Appearing first in 1950, Cinderella is a very unlucky character, living in poverty and serving her cruel stepfamily. However, with persistence and optimism, her circumstances are changed forever with the aid of a very helpful godmother and handsome prince. While she’s a bit rebellious and is very hardworking, Cinderella would be a bit of a wet rag as a boss – she’s not great at getting herself out of situations, instead waiting to be rescued.
Aurora is probably the quietest of all the princesses, with only around 18 lines of dialogue in her own film, Sleeping Beauty, released in 1959. She’s known for two things: her looks and her ability to sleep through pretty much anything, both of which might not be the best skills for the top job. She’s not portrayed as being very experienced in the world, and relies on other people to guide her, so would probably not be the best boss. However, she might endorse a nap room!
Swimming into the public eye in 1989, Ariel’s a feisty, rebellious princess, who follows her heart even when it takes her to terrifying new places. She’s headstrong and not afraid to go for what she wants, which would be positive traits in a boss. However, she’s willing to make some pretty serious – even dangerous – compromises to get to where she wants to be, and her risk-taking might be a downside if she were in charge.
Often said to be the brainiest of the princess bunch, Belle first hit the screen in 1991. Well-educated and with a thirst for knowledge, Belle is a kind and empathetic person, willing to sacrifice her happiness for those she cares about. While she’s possibly not the wisest in terms of spotting danger, she would make a good boss because of her sensible attitude, scholarly outlook and big heart.
A role model for both diversity and female progression, Princess Jasmine was the first non-European princess to make an appearance, emerging in 1992. Strong-minded Jasmine rebels against the traditional role her father wants her to fill and eventually enables legal change so she can marry a commoner. She’s not afraid to take risks or do difficult things to protect the ones she cares for, which would make her a great boss.
Brave Pocahontas first appeared in her eponymous film in 1995. Equipped with a sense of adventure but also a respect for other living creatures, Pocahontas is a kind person with the ability to guide others. She’s independent, loyal and wise beyond her years, making her an ideal choice for a boss.

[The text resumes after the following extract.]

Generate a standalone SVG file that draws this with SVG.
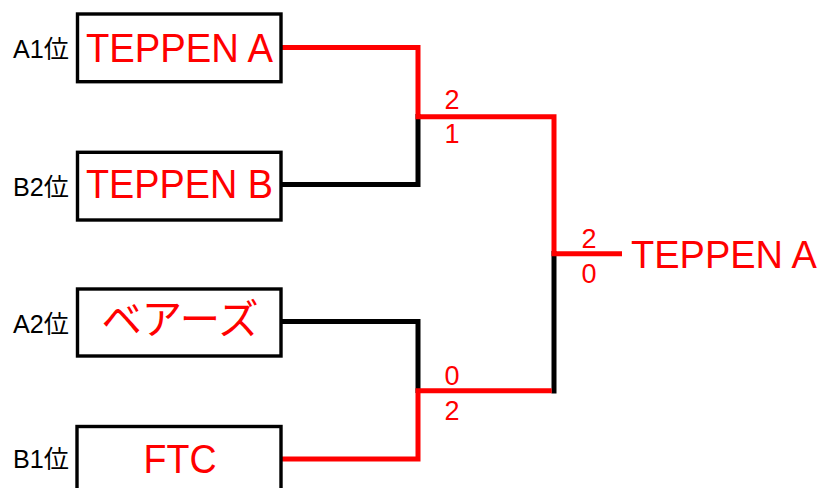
<svg xmlns="http://www.w3.org/2000/svg" width="824" height="488" viewBox="0 0 824 488">
<style>
.box{fill:#fff;stroke:#000;stroke-width:3.4}
.team{font-family:"Liberation Sans","Noto Sans CJK JP",sans-serif;font-size:41px;fill:#ff0000;text-anchor:middle}
.win{font-family:"Liberation Sans",sans-serif;font-size:38px;fill:#ff0000}
.rank{font-family:"Liberation Sans","Noto Sans CJK JP",sans-serif;font-size:25px;fill:#000}
.score{font-family:"Liberation Sans",sans-serif;font-size:27px;fill:#ff0000;text-anchor:middle}
.red{fill:none;stroke:#ff0000;stroke-width:5}
.blk{fill:none;stroke:#000;stroke-width:5}
</style>
<rect width="824" height="488" fill="#fff"/>
<g id="connectors">
<polyline class="blk" points="281,184.5 418,184.5 418,114"/>
<polyline class="blk" points="281,321.5 418,321.5 418,393"/>
<polyline class="blk" points="554,251 554,393.5"/>
<polyline class="red" points="281,47.5 418,47.5 418,116.8 554,116.8 554,253.8 622,253.8"/>
<polyline class="red" points="281,459 418,459 418,390.8 551.7,390.8"/>
</g>
<g id="node-a1">
<rect class="box" x="77.5" y="14" width="203.5" height="67.7"/>
<text class="rank" x="13" y="58" textLength="56" lengthAdjust="spacingAndGlyphs">A1位</text>
<text class="team" x="179.5" y="62" textLength="187" lengthAdjust="spacingAndGlyphs">TEPPEN A</text>
</g>
<g id="node-b2">
<rect class="box" x="77.5" y="152.3" width="203.5" height="67.7"/>
<text class="rank" x="13" y="196" textLength="56" lengthAdjust="spacingAndGlyphs">B2位</text>
<text class="team" x="179.5" y="198" textLength="187" lengthAdjust="spacingAndGlyphs">TEPPEN B</text>
</g>
<g id="node-a2">
<rect class="box" x="77.5" y="289" width="203.5" height="67"/>
<text class="rank" x="13" y="333" textLength="56" lengthAdjust="spacingAndGlyphs">A2位</text>
<text class="team" x="180" y="334" textLength="157" lengthAdjust="spacingAndGlyphs">ベアーズ</text>
</g>
<g id="node-b1">
<rect class="box" x="77" y="426.5" width="204" height="67.7"/>
<text class="rank" x="13" y="468" textLength="56" lengthAdjust="spacingAndGlyphs">B1位</text>
<text class="team" x="180" y="472.5" textLength="73" lengthAdjust="spacingAndGlyphs">FTC</text>
</g>
<g id="scores">
<text class="score" x="452" y="109">2</text>
<text class="score" x="452" y="143">1</text>
<text class="score" x="452" y="385">0</text>
<text class="score" x="452" y="420">2</text>
<text class="score" x="589" y="248">2</text>
<text class="score" x="589" y="282.5">0</text>
</g>
<g id="winner">
<text class="win" x="631" y="267.7">TEPPEN A</text>
</g>
</svg>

The noble Mulan strode confidently into the world of Disney in 1998. The heroine of her own story, Mulan’s willingness to sacrifice herself and her happiness for the good of others, even for the whole of China, makes her a great leader. She’s not afraid to challenge the way things have always been done, and she thinks quickly on her feet, making use of the tools available to her. Mulan is a go-getter, and though she has a rebellious streak, she’s willing to take the lead and make difficult decisions as a great boss should.
Hardworking and ambitious Tiana marked a change for the Disney princess model, hitting the screen in The Princess and the Frog in 2009. With a dream of opening her own restaurant, she’s a driven individual with a big heart. She works two jobs to try and fulfil her goal, but makes time for friends and family. She’s fairly cynical but very grounded, making her an ideal boss.
The naïve but down to earth Rapunzel was first introduced in 2010 in the animated feature Tangled. Spirited and brave, she overcomes her prison-like roots to explore the world. Rapunzel is smart and caring, but is a bit inexperienced in the ways of the world. Her lack of knowledge might be negative factor in a role as a boss, but she learns quickly and is open to new things.
A princess that really breaks the Disney mould, Merida stormed onto screens in Brave in 2012. Stubborn, wilful, but independent and strong, Merida masters whatever she puts her mind to. She has a tendency to be impetuous and impulsive, but she’s brave. But her rejection of rules and conventions might be a bit difficult in the workplace and she might not be the best team player.
Happily ever after…?
Of all the princesses, there are a few that stand out as being the best potential bosses. Mulan, with her leadership qualities, bravery and ability to make the hard choices, would be an excellent first choice for a boss. Tiana would also be a great person to work with because she’s got a lot of heart but also has good business sense and a drive to succeed.